When a filtered word is detected, the system can:
Block interactions in input prompts and output responses based on your configuration.
Trigger a fallback response that you define.
You can add single words, phrases, or patterns to the filter list. This configuration ensures that conversations remain compliant, respectful, and free from prohibited language.
Configure Word Filters Guardrail in AI+ Studio
On the Guardrail record manager screen, click the ‘+ Guardrail’ button to create a new Guardrail.
You will be redirected to the Select Generative AI Guardrail window, and choose Word Filters Guardrail from the dropdown list.
Click the Next button. You will be redirected to the configuration steps.
1. Basic Details
On the Basic Details screen, provide the following information:
Name
Enter a unique and meaningful name for the Guardrail.
Description
Provide a short description that explains the purpose or scope of the Guardrail.
Example: Blocks content that includes hate speech, threats, or other forms of harmful expression.
Apply On
Select where the Guardrail should apply:
Input – Applies the Guardrail on user inputs before sending to the AI model.
Output – Applies the Guardrail on the AI-generated responses.
You can select one or both options based on your enforcement requirement.
Message for Blocked Input
Enter the message that should be displayed when user input is blocked by the Guardrail.
Example: Your input contains content that is not allowed. Please revise and try again.
Message for Blocked Output
Enter the message that should be shown when the AI model output is blocked.
Example: The response was blocked due to a harmful content policy.
Share Guardrails With
Specify which users or user groups can access and use this Guardrail deployment. This setting enables collaboration and centralized governance.

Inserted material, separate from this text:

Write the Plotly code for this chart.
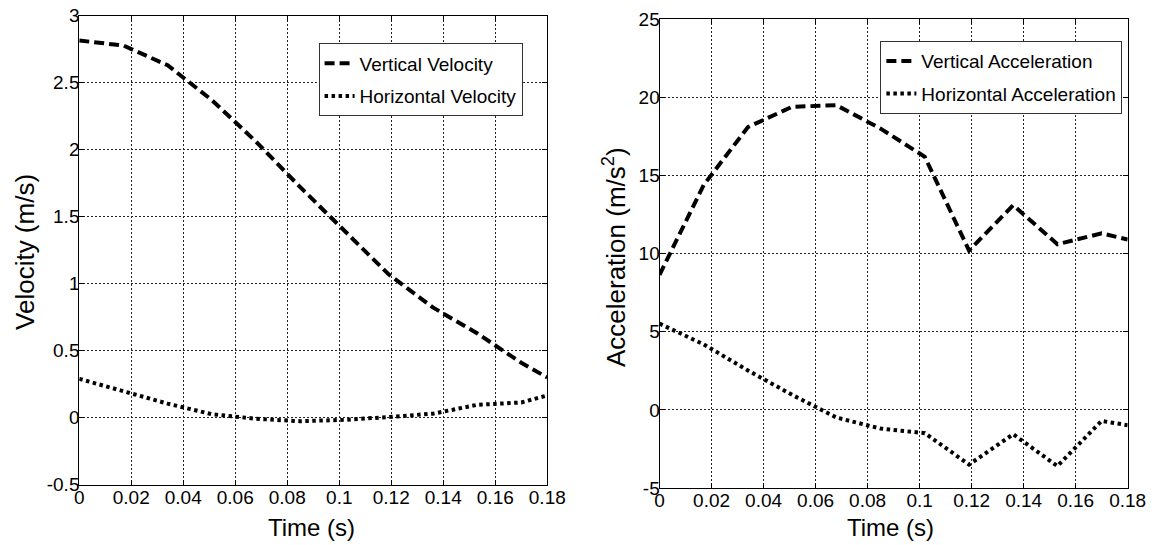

Click the ‘Next’ at the bottom right corner to proceed to next step.
2. Word Filters
The Word Filters screen allows you to block specific words or phrases from being included in user input or AI-generated output. This helps you enforce organization-specific guidelines or compliance requirements that are not covered by broader harmful content categories.
Filter Words
Use the Filter Words section to define custom terms that should be flagged or blocked by the Guardrail. These are manually curated terms that may be sensitive, brand-restricted, or otherwise inappropriate for your use case.

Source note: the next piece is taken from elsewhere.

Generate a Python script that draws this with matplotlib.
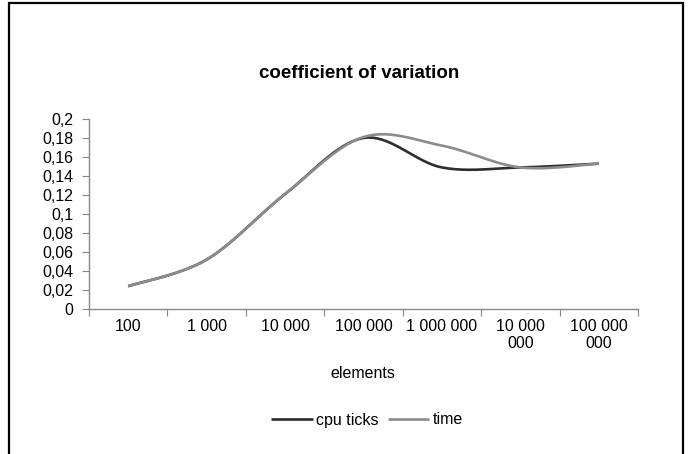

Note: Words entered here are treated as case-insensitive and matched as standalone terms unless specified otherwise.
Upload File
If you have a large list of filter words, you can bulk import them using a supported file.
File Upload Options
Drag and drop your file directly into the upload area, or
Select Upload File and browse your local system.
Supported File Formats
.XLS
.XLSX
.ODS
Tip: Ensure that the file contains a single column with one filter word or phrase per row. Avoid additional formatting or merged cells.